First of all, the characters. You know that feeling you get when you want the protagonists to suck it up, be brave, and kick ass? Well, that's kinda what you get in The Unbecoming. Although living side-by-side a dosage of Zyprexa, Mara Dyer always finds the courage to stand up for herself. Especially in her school life. She rocks it. And then there's the gorgeous Noah. In the first part of the book, you'd really see that ass-crown side of his. He seemed so egotistical, and narcissistic. But once you reach a certain chapter, you'd lose it. I tell you, because I know I DID. I'm sort of spoiling you, but their love is intoxicatingly beautiful, it shreds me into a billion bits. Then there's Jamie. I really liked his character. He was that trustworthy and hilarious friend a typical girl could have. Mara really cared for him, and she was greatly devastated when dumb-blondes get what they want. As a reader, I realized that I sympathize with her, feeling the pain of losing someone important to you.

And then we have the family. I think they are the most well-crafted characters so far. The brothers, who are really the ideal siblings one could have. The paranoid mother, typical, but very intriguing. And the father. He was really close to Mara in the book, and after a certain-incident-I'm-not-mentioning, she was really hurt and mentally nullified, and you know, stuff happened (spoilers!).
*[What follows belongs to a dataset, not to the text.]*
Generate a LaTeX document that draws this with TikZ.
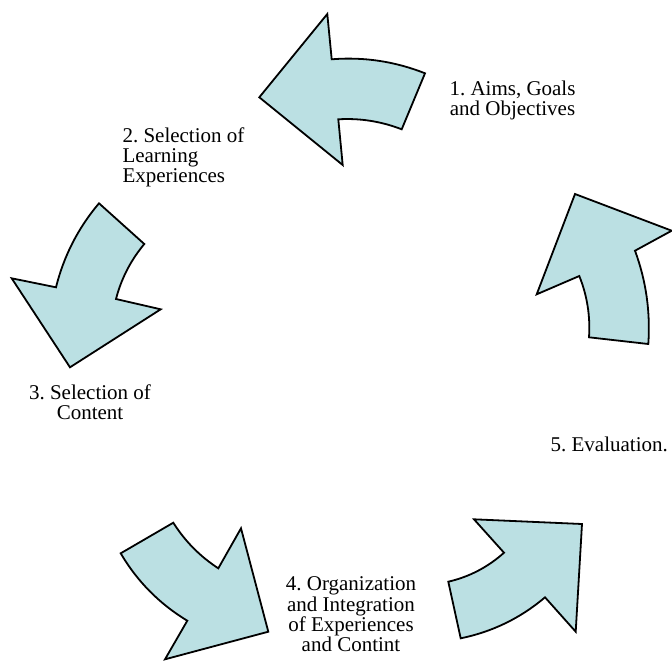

I really think that aside from the crazy-as-hell plot and the hallucinations and everything, this could be a cliche teenage-romance novel for me. But Michelle's writing was so dark and humorous and delicious and sexy, it masked the OTHER idea and forged it into a very hurtful and sadistic read for us people of the unorthodox norms.

The plot. I really loved it. I devoured every single page of the book until I hit that last line, but I was scared as hell in the process. Mara is one creepy girl. With all those hallucinations?! That scene with the picture-door swap-a-roo? WHAT?! ARE YOU KIDDING ME?! And who would forget about that bath tub? No one. Not even my grand kids' grand kids. While I was reading the book, chapter-by-chapter, I lost track of time. And as soon as I saw that "popcorn sound" near the end, I was losing it. Finally, as I reached that last line, that last thought she had in her mind about a dead friend someone, I snapped. Literally.

Yeah, I really, really liked it. But when I logged on to Goodreads, I was shocked. Many people rated it with 2-3 stars only. Why? It really deserved better. Aside from everything, and I mean it, there's a deeper meaning to Mara's vagueness and anonymity to the outside world. She feels alone, desolated, beause of what she can do. Then again, that's only me. 

The Rating

This intricately crafted novel needs 5 grenades. I really enjoyed it, treasuring those sexy yet mind-blowing moments,  and YOU. HAVE. TO. PICK. IT UP.